“Anybody can put a tenon into a mortise and make a frame, but very few can make the braces fit.” Tedd Benson
Anyone interested in timber framing should be familiar with Tedd Benson’s first book. Published in 1980, it became the Bible for timber framers, and there’s a lot of useful information. Since then, timber framing has come a long way in terms of the available tools, and has looked back into the history and methods of building. Twenty years ago, I stumbled into a job helping a history professor sort out “fitting the braces” into some timbers that he had already begun cutting. Dave’s confusion in fitting up a knee brace had arisen from having not one book but two.
In 1984, Jack Sobon had published Timber Frame Construction, which had a modest frame with three H-bents that looked right for Dave’s backyard project. If one is good, two is better, right? While Jack was presenting classic American square-rule joinery with housings and reductions, he did sort of appear to assume that your layout and cutting would be as accurate as his. Dave’s most assuredly wasn’t and, to complicate matters, he was working mostly out of Tedd’s book, using Jack’s design.
Square rule brace housings are hard to cut, especially in partially seasoned oak with chisels that aren’t particularly sharp. Power tools mostly get in the way or do irreparable damage, especially when the timbers are seriously out of square. Butchering, chopping into the wood to sever the fibers, serves well as a first step. Then, use the length of the framing chisel as a lever to slice with the edge, paring from the outside of the timber toward the mortise. Reductions on beams are even trickier, getting those two cuts to meet cleanly requires sharp tools and a light touch.
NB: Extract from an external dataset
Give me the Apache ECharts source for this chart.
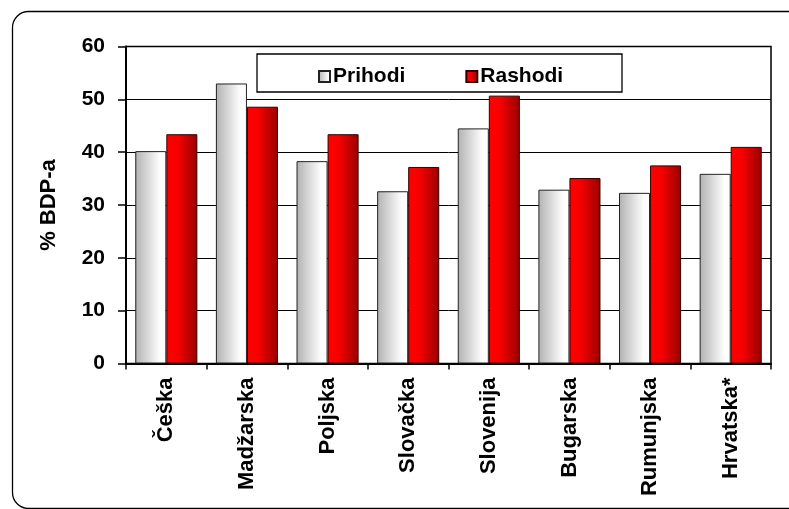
<!DOCTYPE html>
<html><head><meta charset="utf-8">
<script src="https://cdn.jsdelivr.net/npm/echarts@6/dist/echarts.min.js"></script>
<style>html,body{margin:0;padding:0;background:#fff}#c{width:789px;height:509px}</style>
</head><body><div id="c"></div>
<script>
var categories = ['Češka','Madžarska','Poljska','Slovačka','Slovenija','Bugarska','Rumunjska','Hrvatska*'];
var prihodi = [40.2, 53.0, 38.3, 32.6, 44.5, 32.9, 32.3, 35.9];
var rashodi = [43.4, 48.6, 43.4, 37.2, 50.7, 35.1, 37.5, 41.0];
var seriesNames = ['Prihodi','Rashodi'];
var yTicks = [0,10,20,30,40,50,60];

var font = '"Liberation Sans", Arial, sans-serif';
var grayGrad = new echarts.graphic.LinearGradient(0,0,1,0,[
  {offset:0,color:'#b2b2b2'},{offset:0.8,color:'#ffffff'},{offset:1,color:'#ffffff'}]);
var redGrad = new echarts.graphic.LinearGradient(0,0,1,0,[
  {offset:0,color:'#ff0000'},{offset:0.35,color:'#f80000'},{offset:1,color:'#990000'}]);

var chart = echarts.init(document.getElementById('c'), null, {renderer:'canvas'});
chart.setOption({
  animation:false,
  backgroundColor:'#fff',
  graphic:[
    {type:'rect', z:-1, shape:{x:12.5,y:11.5,width:800,height:497,r:16}, style:{fill:'none',stroke:'#000',lineWidth:1.3}},
    {type:'rect', z:5, shape:{x:257,y:54,width:365,height:38}, style:{fill:'#fff',stroke:'#000',lineWidth:1.3}}
  ],
  legend:{
    data:seriesNames, left:313, top:61, z:10,
    icon:'rect', itemWidth:11, itemHeight:11, itemGap:60,
    textStyle:{fontFamily:font, fontWeight:'bold', fontSize:21, color:'#000', padding:[0,0,0,-2]}
  },
  grid:{left:126, right:18, top:46.5, bottom:145.5, show:true, borderColor:'#000', borderWidth:1.5, containLabel:false},
  xAxis:{
    type:'category', data:categories,
    axisLine:{lineStyle:{color:'#000', width:2}},
    axisTick:{show:true, length:6, lineStyle:{color:'#000', width:1.5}},
    axisLabel:{rotate:90, margin:14, interval:0, fontFamily:font, fontWeight:'bold', fontSize:22, color:'#000'}
  },
  yAxis:{
    type:'value', min:yTicks[0], max:yTicks[yTicks.length-1], interval:10,
    name:'% BDP-a', nameLocation:'middle', nameGap:66, nameRotate:90,
    nameTextStyle:{fontFamily:font, fontWeight:'bold', fontSize:22, color:'#000'},
    axisLine:{show:true, lineStyle:{color:'#000', width:2}},
    axisTick:{show:true, length:8, lineStyle:{color:'#000', width:1.5}},
    axisLabel:{margin:21, fontFamily:font, fontWeight:'bold', fontSize:21, color:'#000'},
    splitLine:{show:true, lineStyle:{color:'#000', width:1}}
  },
  series:[
    {name:seriesNames[0], type:'bar', data:prihodi, barGap:'0%', barCategoryGap:'23%',
     itemStyle:{color:grayGrad, borderColor:'#222', borderWidth:1}},
    {name:seriesNames[1], type:'bar', data:rashodi, barGap:'0%', barCategoryGap:'23%',
     itemStyle:{color:redGrad, borderColor:'#300', borderWidth:1}}
  ]
});
</script></body></html>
I keep a small tin of 3d galvanized box nails in my kit for setting measuring points. Fit up the beam and post, without the brace, so you can be sure that part is right. Where the two layout lines intersect on the post, drive a nail leaving the head just proud of the surface, such that it catches the slot in your tape measure hook. Pull down the post 8 feet, and drive another nail, then across the beam 6 feet and make a mark. Measure from the 8 foot mark to the 6 foot mark, and make that distance 10 feet by moving the timbers as needed. Now, try it with the brace. Rub a bit of chalk on the brace shoulders, so that it will transfer. If there is a gap at the beam shoulder, your housings aren’t deep enough, or the mortise ends aren’t square to layout. Adjust and try again, until you’re satisfied. If this is an outside post, nobody but you will ever see this joint. Now you can mark for drawbores. Poke an auger bit into the peg hole just enough to leave a mark on the brace tenon.
Inside posts with fully-housed braces require a slightly different approach. Setting the brace into its mortise before cutting the housing, mark with a pencil to define the housing, make sure the entrant shoulders are slightly beveled inward. This is visible in the finished frame, and you want as tight a fit as possible. After cutting the housing, fit the brace again, this time marking the brace with a pencil to indicate how deep it goes into the housing. If you want a tight fit on the non-bearing side of the brace (I lost a house key in one on my front porch…) take some time measuring the length of the brace shoulder at housing depth, cut and fit carefully.
The long slope parallel with the grain in a scribe rule housing is actually much easier to cut, and scribing accommodates curved braces into cambered beams without resort to the brace table. The initial posts and beam assembly of an H-bent become the establishment, the rest is merely a matter of laying the brace stock over the posts and beams and scribing the joints.